Drag Kings subculture under the radar: interview with the Pretty Boi Drag producers
By Eye Candy
February 20, 2017
The fabulous art of drag has been around for quite some time. This complex art form can be traced back to different eras and different cultures, but it’s popularity shot up during the 19th and 20th century when men began dressing as women during theatrical performances. Drag Queens and Drag Kings have evolved as times have changed. Although there are still a lot of misconceptions about drag, it seems as if society is becoming more accepting of it. The world of drag was catapulted into the spotlight when RuPaul’s Drag Race hit mainstream television. This reality TV show featured queens who competed against one another to gain the title of America’s Next Drag Superstar. Most of America tuned in, season after season, as they watched the contestants transform into these jaw dropping beautiful queens. This exposure of the drag culture opened the door for a lot of people in the LGBTQ community and the popularity of drag increased across social media. While drag is very often associated with gay men and gay culture, there is vast spectrum of artists of all sexualities and gender identities. Drag kings have just as much of a historical presence as their fellow counterpart, but the subculture of “kinging”, is one that flies under the radar. A drag king is a female bodied performer that emulates hyper masculinity through their attire and make up. These artists can be solo or ensemble acts and their acts are usually comprised of lip-syncing and dancing. Some kings perform as celebrity impersonators or theatrical characters that do brief skits. Overall, drag is an intricate art form that continues to push the boundaries of performance, theater, and gender norms.
In order to get a better understanding of the drag king culture, I sat down with the creators of Pretty Boi Drag, which is a Washington D.C based production team that specializes in drag king shows.
By Faith Muthiani*, AFROPUNK contributor
1. How did Pretty Boi Drag begin?
Chris Jay: Pretty Boi Drag began when veteran drag kings Chris Jay and Pretty Rik E wanted to create a space for QPOC drag kings. Within that space we wanted to create high quality, high production value experiences for our audiences.
The producers of Pretty Boi Drag. (left to right) Chris Jay, Lexie Starre, Pretty Rik E.
2. For those who aren’t familiar with the world of kinging, how would you describe a drag king?
Pretty Rik E: A simple definition would be that a drag king is a female bodied person performing as a male bodied person. In reality, drag kinging can represent many interpretations and expressions of masculinity.
3. What makes Pretty Boi Drag different from other troupes?
Chris Jay – We can’t speak to what makes us different from other troupes, but we can say that we are always striving to create a loving and supportive atmosphere for our cast and crew as well as a completely unique and immersive experience for our audience members.

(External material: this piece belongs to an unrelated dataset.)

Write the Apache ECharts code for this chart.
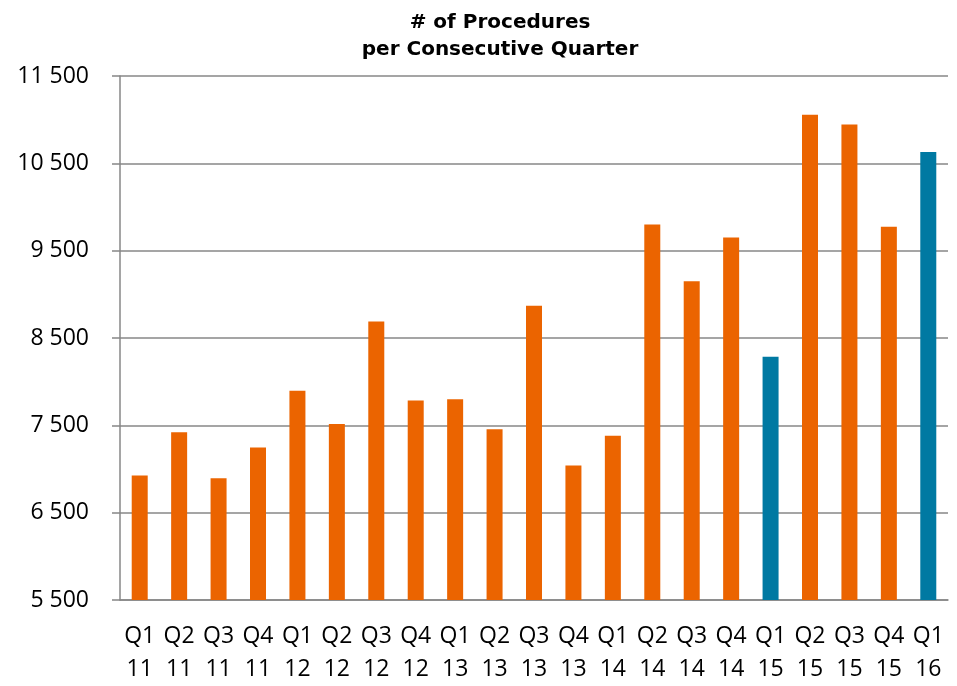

4. What advice would you give to a person who wants to enter the drag king world?
Lexie Starre: First, check to see if there is already a local drag king scene in your area. If there isn’t, become a part of your local performance community. Apply to burlesque shows that are open to variety and drag acts. Consume as much as you can from other drag kings on YouTube, Instagram and Facebook. Take time to find your inner king by pushing yourself as a performer and always be willing to take risks on stage.
5. As a drag king, are you concerned about disproving any stereotypes? If so, how do you go about doing that?
Pretty Rik E: Sense of professionalism; we feel as though drag kings are not taken as seriously as they should be. There is a great amount of work that goes in to putting on a Pretty Boi Drag production and our kings take pride in their craft. Our space is about creating performers and cultivating an art form. We take time to practice and make sure that we go above and beyond for our audience.
6. What do you want the world to know about Kings?
Chris Jay: Number one, we are here! The world of drag is not just about drag queens. Drag kinging is about so much more than slapping on a mustache. It’s about having the opportunity to celebrate our masculinity as well as our femininity. Drag kinging is also a very transformative experience for many kings. It was an opportunity to find their voice as a performer and as a person.
*Faith Muthiani is a freelance photographer based in Washington D.C. Her cultural roots trace back to Nairobi, Kenya, where she spent a majority of her childhood. Faith migrated to the United States with her family at the age of 10. Her upbringing in both cultures has influenced her artwork, which highlights the beauty of the black community and also focuses on shedding light on social issues.